Some 20 per cent of the ministry's staff in Baghdad have returned to work, as well as 75 per cent of staff at the capital's refinery, in the southwestern suburb of Al Dora, said the official.

"We are waiting for somebody with clear authority, someone who is authorised to spend" and repair the damage done, he said.

The former minister, general Amer Rasheed, is on the list of wanted Iraqi officials and has not been heard of since the collapse of Saddam Hussein's regime, when US forces captured the capital on April 9. The New York Times said on Friday the Pentagon had begun sending a team of Iraqi exiles to Baghdad to take up positions at each of the 23 ministries.

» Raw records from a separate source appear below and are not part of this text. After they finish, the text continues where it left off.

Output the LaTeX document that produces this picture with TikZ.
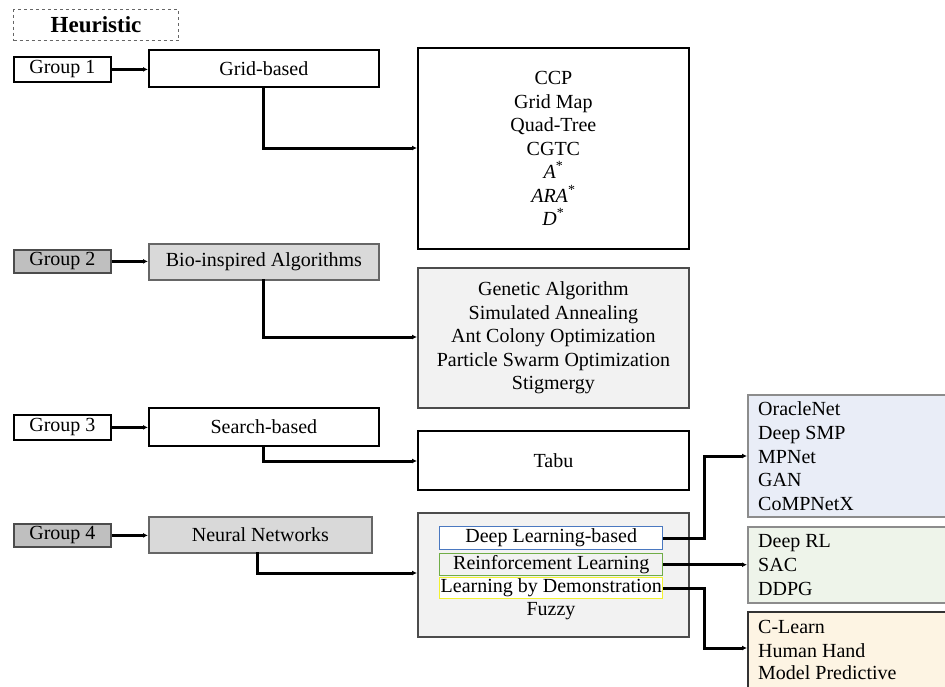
\documentclass[tikz,border=0pt]{standalone}
\usepackage{fontspec}
\setmainfont{Liberation Serif}
\usetikzlibrary{arrows.meta}

\definecolor{grpdark}{HTML}{BFBFBF}
\definecolor{grplight}{HTML}{D9D9D9}
\definecolor{panelgray}{HTML}{F2F2F2}
\definecolor{dlblue}{HTML}{4A78C0}
\definecolor{rlgreen}{HTML}{70AD47}
\definecolor{lbdyellow}{HTML}{F2F230}
\definecolor{fillblue}{HTML}{E9EDF7}
\definecolor{fillgreen}{HTML}{EEF4EA}
\definecolor{fillorange}{HTML}{FDF4E3}

\tikzset{
  txt/.style={font=\fontsize{20}{23.5}\selectfont},
  box/.style={txt, draw=black, line width=1.8pt, inner sep=0pt, anchor=north west, align=center},
  groupbox/.style={box, minimum width=97pt, minimum height=25pt},
  catbox/.style={box, minimum width=230pt, minimum height=37pt},
  listbox/.style={box, minimum width=271pt},
  innerbox/.style={txt, draw, line width=1.4pt, inner sep=0pt, minimum width=223pt, anchor=north west},
  sidebox/.style={txt, draw=gray!90, line width=1.8pt, inner sep=0pt, anchor=north west},
  link/.style={line width=3pt, -{Latex[length=5pt,width=5pt]}},
  itemtext/.style={txt, anchor=west, inner sep=0pt, text height=13.5pt, text depth=4.5pt},
}

\begin{document}
\begin{tikzpicture}[x=1pt, y=-1pt]
  \useasboundingbox (0,0) rectangle (945,686);
  \fill[white] (0,0) rectangle (945,686);

  % title
  \node[draw=gray!80!black, dashed, line width=1pt, minimum width=165pt, minimum height=31pt,
        anchor=north west, inner sep=0pt, font=\fontsize{23}{26}\selectfont\bfseries]
        (title) at (13,9) {Heuristic};

  % ---- Group 1: grid-based ----
  \node[groupbox, minimum height=25pt] (g1) at (13,56) {Group 1};
  \node[catbox] (grid) at (148,49) {Grid-based};
  \node[listbox, minimum height=201pt] (l1) at (417,47)
       {CCP\\Grid Map\\Quad-Tree\\CGTC\\\textit{A}\textsuperscript{*}\\\textit{ARA}\textsuperscript{*}\\\textit{D}\textsuperscript{*}};
  \draw[link] (g1.east) -- (grid.west |- g1.east);
  \draw[link] (263,86) |- (l1.west |- 0,148);

  % ---- Group 2: bio-inspired ----
  \node[groupbox, fill=grpdark, draw=black!70, minimum height=23pt] (g2) at (13,249) {Group 2};
  \node[catbox, fill=grplight, draw=black!60, minimum height=36pt] (bio) at (148,243) {Bio-inspired Algorithms};
  \node[listbox, fill=panelgray, draw=black!70, minimum height=140pt] (l2) at (417,267)
       {Genetic Algorithm\\Simulated Annealing\\Ant Colony Optimization\\Particle Swarm Optimization\\Stigmergy};
  \draw[link] (g2.east) -- (bio.west |- g2.east);
  \draw[link] (263,279) |- (l2.west |- 0,337);

  % ---- Group 3: search-based ----
  \node[groupbox] (g3) at (13,414) {Group 3};
  \node[catbox, minimum height=38pt] (search) at (148,407) {Search-based};
  \node[listbox, minimum height=59pt] (l3) at (417,430) {Tabu};
  \draw[link] (g3.east) -- (search.west |- g3.east);
  \draw[link] (263,445) |- (l3.west |- 0,461);

  % ---- Group 4: neural networks ----
  \node[groupbox, fill=grpdark, draw=black!70, minimum height=23pt] (g4) at (13,523) {Group 4};
  \node[catbox, fill=grplight, draw=black!60, minimum width=223pt, minimum height=36pt] (nn) at (148,516) {Neural Networks};
  \node[listbox, fill=panelgray, draw=black!70, minimum height=124pt] (l4) at (417,512) {};
  \draw[link] (g4.east) -- (nn.west |- g4.east);
  \draw[link] (257,552) |- (l4.west |- 0,573);

  % learning families inside the panel
  \node[innerbox, draw=dlblue, fill=white, minimum height=23pt] (dl) at (439,526) {Deep Learning-based};
  \node[innerbox, draw=rlgreen, fill=panelgray, minimum height=22pt] (rl) at (439,553) {Reinforcement Learning};
  \node[innerbox, draw=lbdyellow, fill=white, minimum height=21pt] (lbd) at (439,577) {Learning by Demonstration};
  \node[txt, inner sep=0pt] (fuzzy) at (551,611) {Fuzzy};

  % method lists on the right, running off the edge
  \begin{scope}
    \clip (0,0) rectangle (945,686);
    \node[sidebox, fill=fillblue, minimum width=220pt, minimum height=122pt] (bdl) at (747,394) {};
    \node[sidebox, fill=fillgreen, minimum width=220pt, minimum height=76pt] (brl) at (747,526) {};
    \node[sidebox, fill=fillorange, draw=black!80, minimum width=220pt, minimum height=90pt] (blbd) at (747,611) {};
  \end{scope}

  \node[itemtext] (t11) at (758,411) {OracleNet};
  \node[itemtext] (t12) at (758,435) {Deep SMP};
  \node[itemtext] (t13) at (758,459) {MPNet};
  \node[itemtext] (t14) at (758,482) {GAN};
  \node[itemtext] (t15) at (758,506) {CoMPNetX};

  \node[itemtext] (t21) at (758,543) {Deep RL};
  \node[itemtext] (t22) at (758,567) {SAC};
  \node[itemtext] (t23) at (758,591) {DDPG};

  \node[itemtext] (t31) at (758,629) {C-Learn};
  \node[itemtext] (t32) at (758,653) {Human Hand};
  \node[itemtext] (t33) at (758,675) {Model Predictive};

  \coordinate (jx) at (704,0);
  \draw[link] (dl.east) -- (jx |- dl.east) |- (bdl.west |- 0,456);
  \draw[link] (rl.east) -- (brl.west |- rl.east);
  \draw[link] (lbd.east) -- (jx |- lbd.east) |- (blbd.west |- 0,648);
\end{tikzpicture}
\end{document}
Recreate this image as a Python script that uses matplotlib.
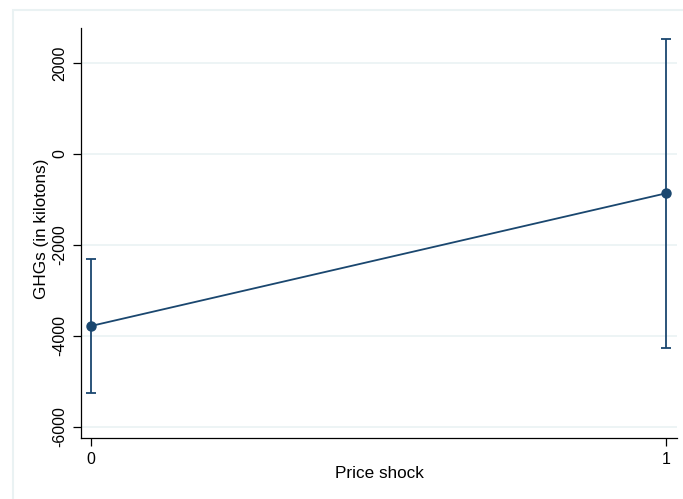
import matplotlib
matplotlib.use("Agg")
import matplotlib.pyplot as plt
from matplotlib.patches import Rectangle

plt.rcParams['font.family'] = ['Liberation Sans', 'DejaVu Sans']

# margins: predicted GHGs by price shock, with 95% CIs
shock = [0, 1]
ghg = [-3780, -864]
ci_low = [-5253, -4257]
ci_high = [-2308, 2527]
yticks = [-6000, -4000, -2000, 0, 2000]

navy = '#1a476f'
grid_col = '#eaf2f3'

fig = plt.figure(figsize=(6.83, 4.99), dpi=100)
ax = fig.add_axes([81 / 683, 1 - 438 / 499, (677 - 81) / 683, (438 - 28) / 499])

# light outer frame around the graph region
fig.patches.append(Rectangle((13 / 683, -0.05), 1.0, 1 - 10 / 499 + 0.05,
                             transform=fig.transFigure, fill=False,
                             edgecolor=grid_col, linewidth=1.5))

err_lo = [g - l for g, l in zip(ghg, ci_low)]
err_hi = [h - g for g, h in zip(ghg, ci_high)]
ax.errorbar(shock, ghg, yerr=[err_lo, err_hi], fmt='none', ecolor=navy,
            elinewidth=1.3, capsize=3.6, capthick=1.3, zorder=3)
ax.plot(shock, ghg, color=navy, linewidth=1.3, marker='o', markersize=6.5, zorder=4)

ax.set_xlim(-0.0174, 1.019)
ax.set_ylim(-6242, 2769)
ax.set_xticks(shock)
ax.set_yticks(yticks)
ax.set_yticklabels([str(t) for t in yticks], rotation=90, va='center')
ax.grid(axis='y', color=grid_col, linewidth=1.2)
ax.set_axisbelow(True)

for s in ['top', 'right']:
    ax.spines[s].set_visible(False)
for s in ['left', 'bottom']:
    ax.spines[s].set_linewidth(0.9)
ax.tick_params(direction='out', length=6, width=0.9, labelsize=11.5, pad=4)

ax.set_xlabel('Price shock', fontsize=12.3)
ax.set_ylabel('GHGs (in kilotons)', fontsize=12.3)
ax.xaxis.set_label_coords(0.5, -0.068)
ax.yaxis.set_label_coords(-0.054, 0.51)

fig.savefig('out.png', dpi=100)
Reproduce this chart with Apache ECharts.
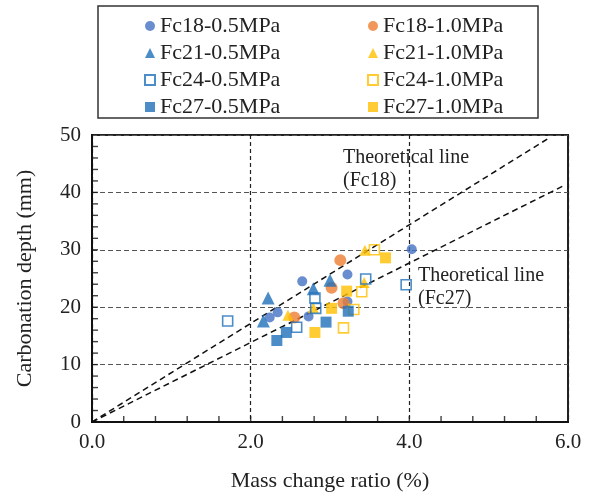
<!DOCTYPE html>
<html>
<head>
<meta charset="utf-8">
<script src="https://cdn.jsdelivr.net/npm/echarts@6/dist/echarts.min.js"></script>
<style>html,body{margin:0;padding:0;background:#fff;}#c{width:590px;height:497px;}</style>
</head>
<body>
<div id="c"></div>
<script>
// Data
var fc18_05 = [[2.24,18.2],[2.34,19.1],[2.65,24.5],[2.73,18.4],[3.22,25.7],[3.22,21.0],[4.03,30.1]];
var fc18_10 = [[2.55,18.2],[3.02,23.4],[3.13,28.2],[3.17,20.7]];
var fc21_05 = [[2.16,17.6],[2.22,21.6],[2.79,23.2],[3.00,24.7]];
var fc21_10 = [[2.47,18.6],[2.79,19.9],[3.43,24.3],[3.44,29.9]];
var fc24_05 = [[1.71,17.6],[2.58,16.5],[2.81,21.6],[2.82,19.8],[3.45,24.9],[3.96,23.9]];
var fc24_10 = [[3.17,16.4],[3.30,19.6],[3.40,22.7],[3.56,30.0]];
var fc27_05 = [[2.33,14.2],[2.45,15.6],[2.95,17.4],[3.23,19.3]];
var fc27_10 = [[2.81,15.6],[3.02,19.8],[3.21,22.8],[3.70,28.6]];
var theoFc18 = [[0,0],[5.74,49.3]];
var theoFc27 = [[0,0],[5.95,41.2]];
var seriesNames = ['Fc18-0.5MPa','Fc18-1.0MPa','Fc21-0.5MPa','Fc21-1.0MPa','Fc24-0.5MPa','Fc24-1.0MPa','Fc27-0.5MPa','Fc27-1.0MPa'];
var xTickMarks = [0.4,0.8,1.2,1.6,2.0,2.4,2.8,3.2,3.6,4.0,4.4,4.8,5.2,5.6];
var yTickMarks = [2,4,6,8,10,12,14,16,18,20,22,24,26,28,30,32,34,36,38,40,42,44,46,48];
var xTicks = {min:0, max:6, interval:2};
var yTicks = {min:0, max:50, interval:10};

var FONT = '"Liberation Serif","Times New Roman",serif';
var BLUE_C = '#4472C4', BLUE = '#1F70BA', ORANGE = '#ED7D31', YELLOW = '#FFC000';

function scat(name, data, symbol, size, color, empty) {
  return {
    name: name, type: 'scatter', data: data, symbol: symbol, symbolSize: size,
    itemStyle: empty ? {color: 'rgba(255,255,255,0)', borderColor: color, borderWidth: 1.6} : {color: color},
    emphasis: {disabled: true}
  };
}
function theo(data) {
  return {type: 'line', data: data, symbol: 'none', silent: true,
    lineStyle: {color: '#111', width: 1.5, type: [6, 4]}, z: 1};
}
// minor tick marks drawn as thin rect symbols on the axes
function tickMarks(values, isX) {
  return {
    type: 'scatter', silent: true, clip: false, z: 6,
    data: values.map(function (v) { return isX ? [v, xTicks.min * 0 + yTicks.min] : [xTicks.min, v]; }),
    symbol: 'rect',
    symbolSize: isX ? [1.4, 6] : [6, 1.4],
    symbolOffset: isX ? [0, -3] : [3, 0],
    itemStyle: {color: '#111'},
    emphasis: {disabled: true}
  };
}

var chart = echarts.init(document.getElementById('c'), null, {renderer: 'canvas'});
var labelStyle = {fontFamily: FONT, fontSize: 21, color: '#222'};
var nameStyle = {fontFamily: FONT, fontSize: 22, color: '#222'};
chart.setOption({
  animation: false,
  grid: {left: 92, right: 22, top: 135, bottom: 74, show: true, borderColor: '#222', borderWidth: 2, backgroundColor: 'transparent'},
  xAxis: {
    type: 'value', min: xTicks.min, max: xTicks.max, interval: xTicks.interval,
    name: 'Mass change ratio (%)', nameLocation: 'middle', nameGap: 48, nameTextStyle: nameStyle,
    axisLine: {show: true, lineStyle: {color: '#111', width: 2}},
    axisTick: {show: false},
    axisLabel: Object.assign({}, labelStyle, {margin: 10, formatter: function(v){return v.toFixed(1);}}),
    splitLine: {show: true, lineStyle: {color: '#222', width: 1.2, type: [4, 3]}}
  },
  yAxis: {
    type: 'value', min: yTicks.min, max: yTicks.max, interval: yTicks.interval,
    name: 'Carbonation depth (mm)', nameLocation: 'middle', nameGap: 56, nameRotate: 90, nameTextStyle: nameStyle,
    axisLine: {show: true, lineStyle: {color: '#111', width: 2}},
    axisTick: {show: false},
    axisLabel: Object.assign({}, labelStyle, {margin: 11}),
    splitLine: {show: true, lineStyle: {color: '#555', width: 1.2, type: [5, 3]}}
  },
  legend: [
    {data: [seriesNames[0], seriesNames[2], seriesNames[4], seriesNames[6]], orient: 'vertical',
     left: 139, top: 10, itemWidth: 10, itemHeight: 10, itemGap: 5,
     textStyle: {fontFamily: FONT, fontSize: 22, lineHeight: 22, color: '#222'}, selectedMode: false},
    {data: [seriesNames[1], seriesNames[3], seriesNames[5], seriesNames[7]], orient: 'vertical',
     left: 362, top: 10, itemWidth: 10, itemHeight: 10, itemGap: 5,
     textStyle: {fontFamily: FONT, fontSize: 22, lineHeight: 22, color: '#222'}, selectedMode: false}
  ],
  graphic: [
    {type: 'rect', shape: {x: 98, y: 6, width: 440, height: 112}, style: {fill: 'none', stroke: '#333', lineWidth: 1.5}, silent: true},
    {type: 'text', left: 343, top: 146, style: {text: 'Theoretical line\n(Fc18)', font: '20px ' + FONT, fill: '#222', lineHeight: 23}, silent: true},
    {type: 'text', left: 418, top: 264, style: {text: 'Theoretical line\n(Fc27)', font: '20px ' + FONT, fill: '#222', lineHeight: 23}, silent: true}
  ],
  series: [
    tickMarks(xTickMarks, true), tickMarks(yTickMarks, false),
    theo(theoFc18), theo(theoFc27),
    scat(seriesNames[0], fc18_05, 'circle', 10, BLUE_C),
    scat(seriesNames[1], fc18_10, 'circle', 12, ORANGE),
    scat(seriesNames[2], fc21_05, 'triangle', 13, BLUE),
    scat(seriesNames[3], fc21_10, 'triangle', 11, YELLOW),
    scat(seriesNames[4], fc24_05, 'rect', 10, BLUE, true),
    scat(seriesNames[5], fc24_10, 'rect', 10, YELLOW, true),
    scat(seriesNames[6], fc27_05, 'rect', 11, BLUE),
    scat(seriesNames[7], fc27_10, 'rect', 11, YELLOW)
  ]
});
</script>
</body>
</html>
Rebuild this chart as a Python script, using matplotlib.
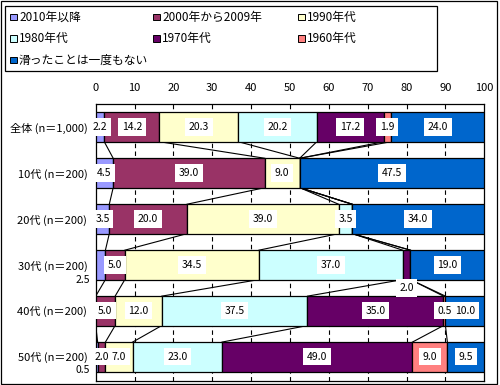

The senior Iraqi at the oil ministry will be Muhammed Ali Zainy, an engineer, said the newspaper. Oil sources here said Zainy was in charge of the finance department of the ministry when he left Iraq in the 1980s.

The Iraqi oil official said the ministry building was looted after the fall of the capital, but US forces moved quickly to stop it being set on fire, unlike many other government departments.

"All the computers, all the furniture are gone, the rest is destroyed. But it is better than the other ministries.

"We found bottles filled with cotton and alcohol in many offices. Someone was preparing to set the building on fire and then changed his mind or was prevented from doing so," he added.

US forces stand guard around the ministry and the workers who have returned are mainly cleaning their offices, said the official.

The Al Dora refinery resumed operations one week ago, and staffing is high because most of its workers live in a nearby residential complex, he explained. The refinery is now running at 30 to 40 per cent of its 80,000 to 100,000 barrel per day (bpd) capacity. Efforts are under way to replenish depleting stocks with crude stored in the northern oil region of Kirkuk.

"The Kirkuk-Baghdad pipeline is damaged, but we succeeded in finding an alternative route. We have to check that this route is OK and re-establish communications with Kirkuk to start pumping."